Daily Mood–drinking Slopes as Predictors: A New Take on Drinking Motives and Related Outcomes.


Motivational models of alcohol consumption have articulated the manner in which positive and negative experiences motivate drinking in unique social contexts (e.g., M. L. Cooper, M. R. Frone, M. Russell & P. Mudar, 1995, Drinking to regulate positive and negative emotions: A motivational model of alcohol use, Journal of Personality and Social Psychology, Vol. 69, pp. 990–1005).

Daily process methodology, in which daily events, moods, and drinking behaviors are reported daily or multiple times per day, has been used to examine behavioral patterns that are consistent with discrete motivations. We advance the notion that repeated patterns of drinking in various social contexts as a function of positive or negative mood increases can provide evidence of individual-level if–then drinking signatures, which in turn can predict drinking-related outcomes.

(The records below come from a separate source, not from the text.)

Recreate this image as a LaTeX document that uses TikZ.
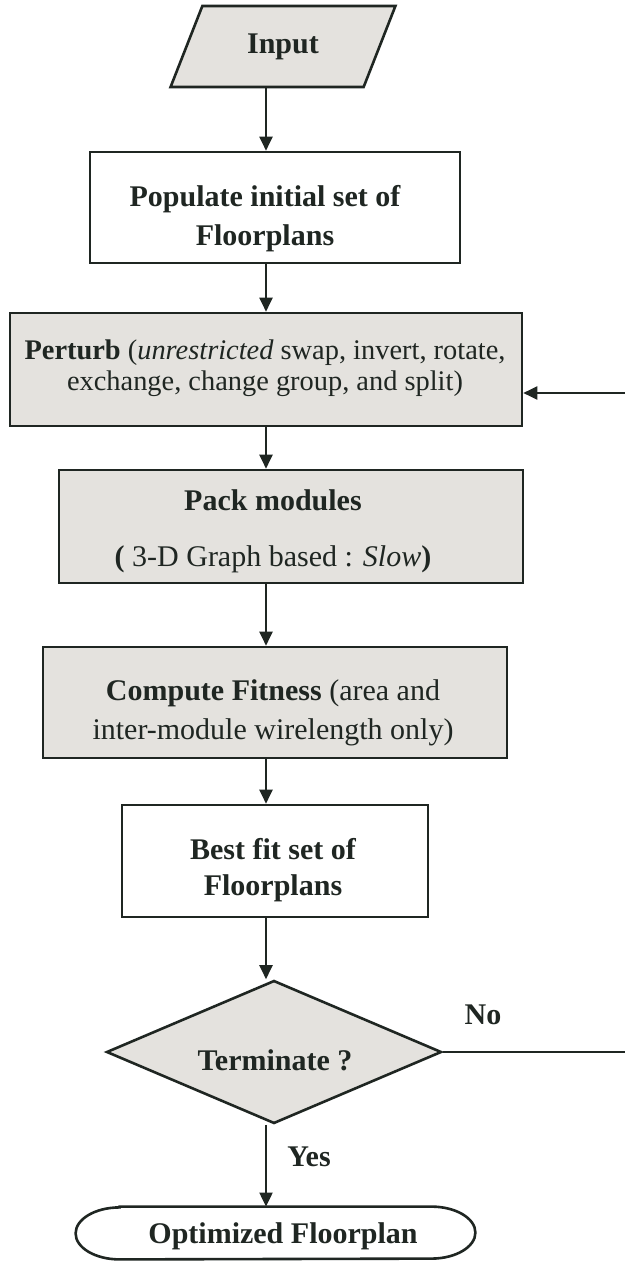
\documentclass[tikz,border=0pt]{standalone}
\usepackage{fontspec}
\setmainfont{Liberation Serif}
\usetikzlibrary{shapes.geometric,arrows.meta}
\definecolor{lc}{HTML}{1F2622}
\definecolor{boxgray}{HTML}{E4E2DE}
\begin{document}
\begin{tikzpicture}[x=0.5pt,y=-0.5pt,
  frame/.style={draw=lc, line width=1.3pt, inner sep=0pt},
  plainbox/.style={frame, rectangle, fill=white},
  shadedbox/.style={frame, rectangle, fill=boxgray},
  lbl/.style={align=center, inner sep=0pt, text=lc, font=\fontsize{15}{19.5}\selectfont},
  arr/.style={draw=lc, line width=1pt, -{Triangle[length=7pt,width=6.5pt]}},
  link/.style={draw=lc, line width=1pt}]
\useasboundingbox (0,0) rectangle (625,1261);
\fill[white] (0,0) rectangle (625,1261);
\coordinate (axis) at (266,0);
\coordinate (edge) at (625,0);
% shapes
\node[frame, trapezium, trapezium left angle=61.5, trapezium right angle=118.5,
      trapezium stretches=true, fill=boxgray, minimum width=112.5pt, minimum height=40.5pt,
      lbl, font=\fontsize{15}{19.5}\selectfont\bfseries] (inp) at (283,46.5) {Input};
\node[plainbox, minimum width=185pt, minimum height=55.5pt] (pop) at (275,207.5) {};
\node[lbl, font=\fontsize{15}{19.5}\selectfont\bfseries] (popt) at (265,218.5) {Populate initial set of\\Floorplans};
\node[shadedbox, minimum width=256pt, minimum height=56.5pt] (per) at (266,369.5) {};
\node[lbl, font=\fontsize{14.2}{15.5}\selectfont] (pert) at (265,368) {\textbf{Perturb} (\textit{unrestricted} swap, invert, rotate,\\exchange, change group, and split)};
\node[shadedbox, minimum width=232pt, minimum height=56.5pt] (pack) at (291,526.5) {};
\node[lbl, font=\fontsize{15}{28}\selectfont] (packt) at (273,531) {\textbf{Pack modules}\\\textbf{(} 3-D Graph based : \textit{Slow}\textbf{)}};
\node[shadedbox, minimum width=232pt, minimum height=55.5pt] (comp) at (275,702.5) {};
\node[lbl] (compt) at (273,712.5) {\textbf{Compute Fitness} (area and\\inter-module wirelength only)};
\node[plainbox, minimum width=153pt, minimum height=56pt] (best) at (275,861) {};
\node[lbl, font=\fontsize{15}{18}\selectfont\bfseries] (bestt) at (273,870) {Best fit set of\\Floorplans};
\node[frame, diamond, fill=boxgray, minimum width=167.5pt, minimum height=71.5pt] (dec) at (274,1052) {};
\node[lbl, font=\fontsize{15}{19.5}\selectfont\bfseries] (dect) at (275,1060) {Terminate ?};
\node[inner sep=0pt, minimum width=199.5pt, minimum height=26pt] (opt) at (275.5,1233) {};
\draw[draw=lc, line width=1.3pt, fill=white]
  ([xshift=22pt]opt.north west) -- ([xshift=-22pt]opt.north east)
  arc[start angle=-90, end angle=90, x radius=44, y radius=26]
  -- ([xshift=22pt]opt.south west)
  arc[start angle=90, end angle=270, x radius=44, y radius=26] -- cycle;
\node[lbl, font=\fontsize{15}{19.5}\selectfont\bfseries] (optt) at (283,1236) {Optimized Floorplan};
% connectors
\draw[arr] (inp.south -| axis) -- (pop.north -| axis);
\draw[arr] (pop.south -| axis) -- (per.north -| axis);
\draw[arr] (per.south -| axis) -- (pack.north -| axis);
\draw[arr] (pack.south -| axis) -- (comp.north -| axis);
\draw[arr] (comp.south -| axis) -- (best.north -| axis);
\draw[arr] (best.south -| axis) -- (dec.north -| axis);
\draw[arr] (dec.south -| axis) -- (opt.north -| axis);
\coordinate (fb) at (625,393);
\draw[link] (dec.east) -- (dec.east -| edge);
\draw[arr] (fb) -- (per.east |- fb);
% labels
\node[lbl, font=\fontsize{15}{19.5}\selectfont\bfseries] (nolbl) at (483,1015) {No};
\node[lbl, font=\fontsize{15}{19.5}\selectfont\bfseries] (yeslbl) at (309,1157) {Yes};
\end{tikzpicture}
\end{document}
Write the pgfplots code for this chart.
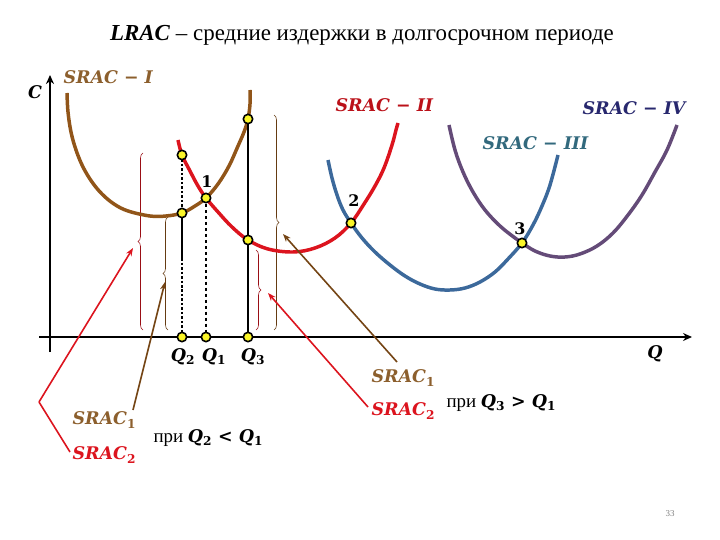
\documentclass[border=0pt]{standalone}
\usepackage{pgfplots}
\pgfplotsset{compat=1.18}
\usepackage{fontspec}
\setmainfont{Liberation Serif}
\newfontfamily\labfont{DejaVu Serif}
\usetikzlibrary{decorations.pathreplacing,arrows.meta}
\definecolor{cbrown}{RGB}{145,85,25}
\definecolor{lbrown}{RGB}{140,95,45}
\definecolor{cred}{RGB}{220,20,30}
\definecolor{cblue}{RGB}{60,105,155}
\definecolor{lteal}{RGB}{50,105,125}
\definecolor{cpurple}{RGB}{100,75,120}
\definecolor{lnavy}{RGB}{40,40,110}
\definecolor{ptyellow}{RGB}{250,245,40}
\newcommand{\lab}{\labfont\fontsize{17.5}{21}\selectfont\bfseries\itshape}
\newcommand{\sub}[1]{\textsubscript{\upshape #1}}
\begin{document}
\begin{tikzpicture}
\begin{axis}[width=720bp,height=540bp,scale only axis,
  xmin=0,xmax=720,ymin=0,ymax=540,y dir=reverse,hide axis,clip=false]
\path[use as bounding box] (axis cs:0,0) rectangle (axis cs:720,540);
% title
\node at (axis cs:362,35) {\fontsize{23}{26}\selectfont\textbf{\textit{LRAC}} – средние издержки в долгосрочном периоде};
% axes
\draw[line width=3pt,-{Stealth[length=9bp,width=8bp]}] (axis cs:50,352) -- (axis cs:50,75);
\draw[line width=3pt,-{Stealth[length=9bp,width=8bp]}] (axis cs:39,337) -- (axis cs:692,337);
\node at (axis cs:35,92) {\lab C};
\node at (axis cs:655,354) {\lab Q};
% braces
\draw[cred!70!black,line width=0.6pt,decorate,decoration={brace,amplitude=5bp}] (axis cs:143,330) -- (axis cs:143,153);
\draw[cbrown!70!black,line width=0.6pt,decorate,decoration={brace,amplitude=5bp}] (axis cs:168,330) -- (axis cs:168,217);
\draw[cbrown!70!black,line width=0.6pt,decorate,decoration={brace,amplitude=5bp}] (axis cs:274,115) -- (axis cs:274,330);
\draw[cred!70!black,line width=0.6pt,decorate,decoration={brace,amplitude=5bp}] (axis cs:256,250) -- (axis cs:256,330);
% curves
\addplot[cbrown,line width=3.5pt,smooth,tension=0.6] coordinates {(67,93) (68,112) (71,132) (76,150) (83,167) (92,182) (102,194) (114,204) (128,211) (150,216) (166,216) (182,213) (195,206) (206,198) (218,184) (229,166) (238,146) (244,132) (248,119) (250,104) (250,90)};
\addplot[cred,line width=3.5pt,smooth,tension=0.6] coordinates {(178,140) (182,155) (190,171) (198,186) (206,198) (218,212) (232,227) (248,240) (268,249) (293,252) (315,248) (335,238) (351,223) (364,204) (375,186) (384,168) (392,145) (396,130) (398,123)};
\addplot[cblue,line width=3.5pt,smooth,tension=0.6] coordinates {(328,160) (332,178) (337,195) (343,210) (351,223) (362,238) (375,252) (390,265) (405,276) (420,284) (435,289) (450,290) (465,288) (480,282) (495,272) (508,259) (522,243) (533,225) (542,206) (550,185) (558,155)};
\addplot[cpurple,line width=3.5pt,smooth,tension=0.6] coordinates {(449,125) (455,150) (463,172) (473,192) (485,210) (500,226) (515,238) (522,243) (535,251) (550,256) (565,257) (580,254) (597,246) (613,233) (628,215) (642,195) (655,172) (667,150) (677,125)};
% vertical lines
\addplot[black,line width=2.5pt,dotted] coordinates {(182,155) (182,337)};
\addplot[black,line width=3pt] coordinates {(182,213) (182,258)};
\addplot[black,line width=2pt,dashed] coordinates {(206,198) (206,337)};
\addplot[black,line width=2.5pt] coordinates {(248,119) (248,337)};
% arrows
\addplot[cred,line width=1.6pt,-{Stealth[length=8bp,width=6bp]}] coordinates {(39,402) (133,248)};
\addplot[cred,line width=1.6pt] coordinates {(39,402) (70,452)};
\addplot[cbrown!80!black,line width=1.6pt,-{Stealth[length=8bp,width=6bp]}] coordinates {(133,410) (165,282)};
\addplot[cbrown!80!black,line width=1.6pt,-{Stealth[length=8bp,width=6bp]}] coordinates {(397,362) (283,234)};
\addplot[cred,line width=1.6pt,-{Stealth[length=8bp,width=6bp]}] coordinates {(368,407) (268,293)};
% points
\addplot[only marks,mark=*,mark size=4.7pt,mark options={fill=ptyellow,draw=black,line width=1.6pt}] coordinates {(182,155) (182,213) (206,198) (248,119) (248,240) (351,223) (522,243) (182,337) (206,337) (248,337)};
% point labels
\node at (axis cs:207,182) {\labfont\fontsize{16}{18}\selectfont\bfseries 1};
\node at (axis cs:354,201) {\labfont\fontsize{16}{18}\selectfont\bfseries 2};
\node at (axis cs:520,229) {\labfont\fontsize{16}{18}\selectfont\bfseries 3};
% curve labels
\node[anchor=west,text=lbrown] at (axis cs:60,77) {\lab SRAC − I};
\node[anchor=west,text=cred!85!black] at (axis cs:332,105) {\lab SRAC − II};
\node[anchor=west,text=lteal] at (axis cs:479,143) {\lab SRAC − III};
\node[anchor=west,text=lnavy] at (axis cs:579,108) {\lab SRAC − IV};
% Q labels
\node at (axis cs:183,357) {\lab Q\sub{2}};
\node at (axis cs:214,357) {\lab Q\sub{1}};
\node at (axis cs:253,357) {\lab Q\sub{3}};
% annotations left
\node[anchor=west,text=lbrown] at (axis cs:69,420) {\lab SRAC\sub{1}};
\node[anchor=west,text=cred] at (axis cs:69,455) {\lab SRAC\sub{2}};
\node[anchor=west] at (axis cs:150,438) {\fontsize{19}{22}\selectfont при {\lab Q\sub{2} < Q\sub{1}}};
% annotations right
\node[anchor=west,text=lbrown] at (axis cs:368,378) {\lab SRAC\sub{1}};
\node[anchor=west,text=cred] at (axis cs:368,411) {\lab SRAC\sub{2}};
\node[anchor=west] at (axis cs:443,403) {\fontsize{19}{22}\selectfont при {\lab Q\sub{3} > Q\sub{1}}};
% page number
\node[text=gray] at (axis cs:670,514) {\fontsize{9}{10}\selectfont 33};
\end{axis}
\end{tikzpicture}
\end{document}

The purpose of this study was to examine the utility of slopes to predict longer term drinking motivations and alcohol problems by employing a daily-process study of nonclinical moderate alcohol drinkers (N = 47 Participants (49 originally consented, but the palm malfunctioned and we were unable to recover daily data); 23 Females; 19 married/cohabiting, 22 never married, 6 divorced/widowed; 42 white, 1 African American, 2 Multiracial, 2 Other, + 2 non-whites identified as Hispanic/Latino). Participants responded to thrice daily interviews administered via handheld computer for 30 days, followed by a longitudinal telephone survey for 12 months. Participants' daily mood–drinking relationships were extracted from hierarchical linear modeling and employed as predictors of 12-month outcomes in multiple regression analyses.

Daily mood-drinking patterns demonstrated significant variability across persons, such that moderate drinkers could be reliably differentiated based on those patterns in terms of distinct drinking-related outcomes.

Among the results, negative-mood–solitary-drinking slopes were associated with lower subsequent coping motives but positive-mood–solitary-drinking slopes were predictive of higher coping and lower social motives. Conversely, positive-mood–social-drinking associations were predictive of higher enhancement motives and brief Michigan Alcoholism Screening Test scores.

Results are interpreted in light of motivational models of consumption.